Booker T Jones was at the Robin on Bank Holiday Monday. Dave Woodhall was watching.
When you’ve written the music that’s accompanied the BBC’s cricket coverage for longer than anyone can remember, you’ll always be associated with summer. That’s why Booker T Jones on an August Bank Holiday evening at the Robin promised to be the perfect combination – red-hot soul sounds in front of a packed and steaming audience.
Unless you’ve been on Mars you’ll have noticed that this summer hasn’t gone to plan, and the audience was damp rather than steaming. The music, though, was something else.
Booker T’s band walk on stage and start up a very passable slab of funk that turns into Harlem House, from his Grammy-winning album of last year The Road From Memphis. By now the man himself is on stage, complete with pork pie hat and suit, looking as though he could have spent the past fifty years playing dominoes in a pub on Dudley Road rather than writing and recording more great music than one man could ever claim to be his fair share. He gets behind the Hammond B3 he’s made his own and there’s another one from the album, the just-as-funky Walking Papers. To come up with something so fresh after so long in the business is testament to a rare talent indeed.
The album plugged, it’s time to wander through that extensive back catalogue. Born Under a Bad Sign, co-written with William Bell for Albert King, with the Hammond adding an extra dimension and Booker’s oft-overlooked voice treating the first modern blues classic with due reverence.
Now, if you’ve recorded what might be the most famous pop instrumental of all time, do you close the set with it? Play it as an encore? Or do you casually announce midway, “This is one I recorded in 1962 with the MGs” and launch into Green Onions while the audience look on spellbound? You might think that after fifty years he’d be tempted to leave it out of the set altogether, but as he said later, “It’s the best. And you gotta play the best.”
The set then changes course as the rest of the band leave the stage while guitarist Vernon Black begins a solo version of the Hendrix song Little Wing, Booker returning for a rousing finale.
A rocking Take Me to the River highlights the band’s versatility, with Booker on guitar and drummer Draian Gray providing a machine-gun rap. Gray’s talents come to the fore once again on Soul Limbo, a blisteringly fast version where he provides percussion that would have done justice to MGs drummer Al Jackson at his best.
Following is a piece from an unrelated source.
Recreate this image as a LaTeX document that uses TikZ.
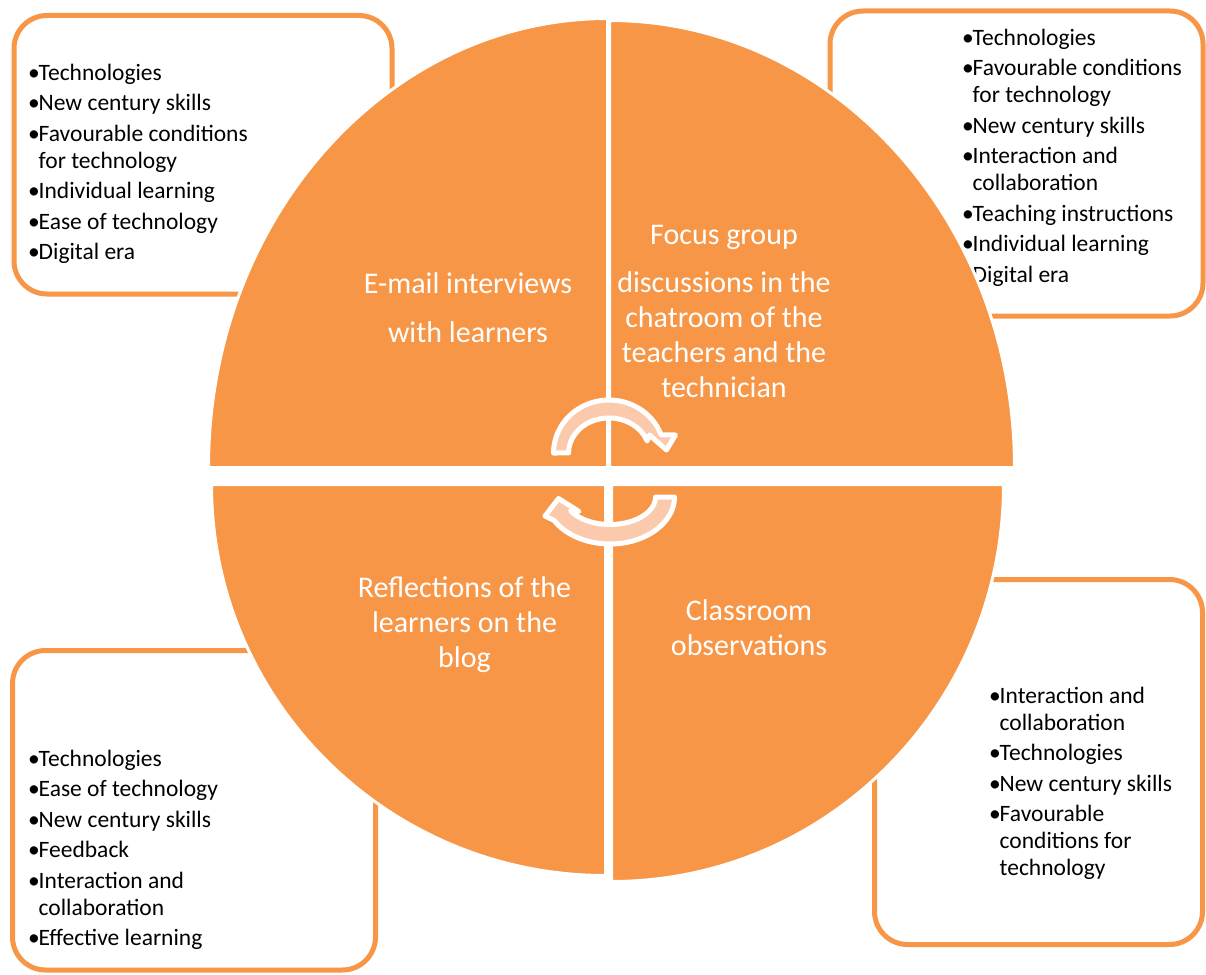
\documentclass[tikz,border=0pt]{standalone}
\usepackage{fontspec}
\setmainfont{Carlito}
\definecolor{accent}{HTML}{F79646}
\definecolor{arrowfill}{HTML}{FBCAAD}
\newcommand{\bul}{\makebox[10.5pt][l]{\textbullet}}
\newcommand{\cont}{\hspace*{10.5pt}}
\begin{document}
\begin{tikzpicture}[x=1pt, y=1pt, yscale=-1,
		every node/.append style={inner sep=0pt},
		listbox/.style={draw=accent, line width=5pt, fill=white, rounded corners=33pt},
		listtext/.style={anchor=north west, align=left, font=\fontsize{23.5}{27}\selectfont},
		quarter/.style={fill=accent, draw=white, line width=3pt},
		quartertext/.style={anchor=north, align=center, text=white, font=\fontsize{30}{35}\selectfont},
		cyclearrow/.style={fill=arrowfill, draw=white, line width=5pt, line join=round}]
			\useasboundingbox (0,0) rectangle (1206,974);
			
			\draw[listbox] (14,15.5) rectangle (392,294);
			\draw[listbox] (830,11) rectangle (1203,316);
			\draw[listbox] (874.5,579.5) rectangle (1202.5,944.5);
			\draw[listbox] (12.5,650.5) rectangle (375.5,970);
			
			\node[listtext] (emaillist) at (28,63.5) {\bul Technologies\\[3.5pt] \bul New century skills\\[3.5pt] \bul Favourable conditions\\ \cont for technology\\[3.5pt] \bul Individual learning\\[3.5pt] \bul Ease of technology\\[3.5pt] \bul Digital era};
			\node[listtext] (focuslist) at (962,28.5) {\bul Technologies\\[3.5pt] \bul Favourable conditions\\ \cont for technology\\[3.5pt] \bul New century skills\\[3.5pt] \bul Interaction and\\ \cont collaboration\\[3.5pt] \bul Teaching instructions\\[3.5pt] \bul Individual learning\\[3.5pt] \bul Digital era};
			\node[listtext] (observelist) at (989,686.5) {\bul Interaction and\\ \cont collaboration\\[3.5pt] \bul Technologies\\[3.5pt] \bul New century skills\\[3.5pt] \bul Favourable\\ \cont conditions for\\ \cont technology};
			\node[listtext] (reflectlist) at (28,749.5) {\bul Technologies\\[3.5pt] \bul Ease of technology\\[3.5pt] \bul New century skills\\[3.5pt] \bul Feedback\\[3.5pt] \bul Interaction and\\ \cont collaboration\\[3.5pt] \bul Effective learning};
			
			\draw[quarter] (607.5,467.5) -- (208.5,467.5) arc[start angle=180, end angle=270, x radius=399, y radius=449] -- cycle;
			\draw[quarter] (609.5,467.5) -- (609.5,20.5) arc[start angle=270, end angle=360, x radius=405, y radius=447] -- cycle;
			\draw[quarter] (611.5,484.5) -- (1003.5,484.5) arc[start angle=0, end angle=90, x radius=392, y radius=397] -- cycle;
			\draw[quarter] (605.5,484.5) -- (605.5,875.5) arc[start angle=90, end angle=180, x radius=394, y radius=391] -- cycle;
			
			\node[quartertext] (email) at (468,272) {E-mail interviews\\[14pt] with learners};
			\node[quartertext] (focus) at (724,224.7) {Focus group\\[13pt] discussions in the\\ chatroom of the\\ teachers and the\\ technician};
			\node[quartertext] (reflect) at (464.5,576) {Reflections of the\\ learners on the\\ blog};
			\node[quartertext] (observe) at (749,599) {Classroom\\ observations};
			
			\draw[cyclearrow] (553.5,453) arc[start angle=180, end angle=340, x radius=55.5, y radius=53] -- (675.5,435) -- (666.5,450) -- (649.5,435) -- (647.1,441) arc[start angle=340, end angle=180, x radius=40.5, y radius=35] -- cycle;
			\draw[cyclearrow] (674.5,497) arc[start angle=0, end angle=150, x radius=64.5, y radius=47] -- (545,516) -- (558.5,498.5) -- (579,511.5) -- (570.6,510.75) arc[start angle=150, end angle=0, x radius=45.5, y radius=27.5] -- cycle;
		\end{tikzpicture}
\end{document}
And the set proper wraps up with a re-working of another MGs classic, the oft-covered Time is Tight, often used by the band’s guitarist Steve Cropper to open his own gigs. Both men have graced the Robin stage, with Cropper now a regular on the British circuit with the Animals, but sadly there are no plans for the two surviving MGs to tour together.
With scarcely time to go offstage the band re-emerge for another MG’s track, Hip Hug Her, featuring more of the Gray rapping ability, one more blistering run through of instrumental keyboard genius and a final song, when Booker straps on his guitar for a tender rendition of his former label-mate Otis Redding’s classic I’ve Been Loving You Too Long. “It’s been great,” says Booker of the truncated tour which has seen him play just two dates on this trip to Britain. Tonight certainly was, even if the weather wasn’t.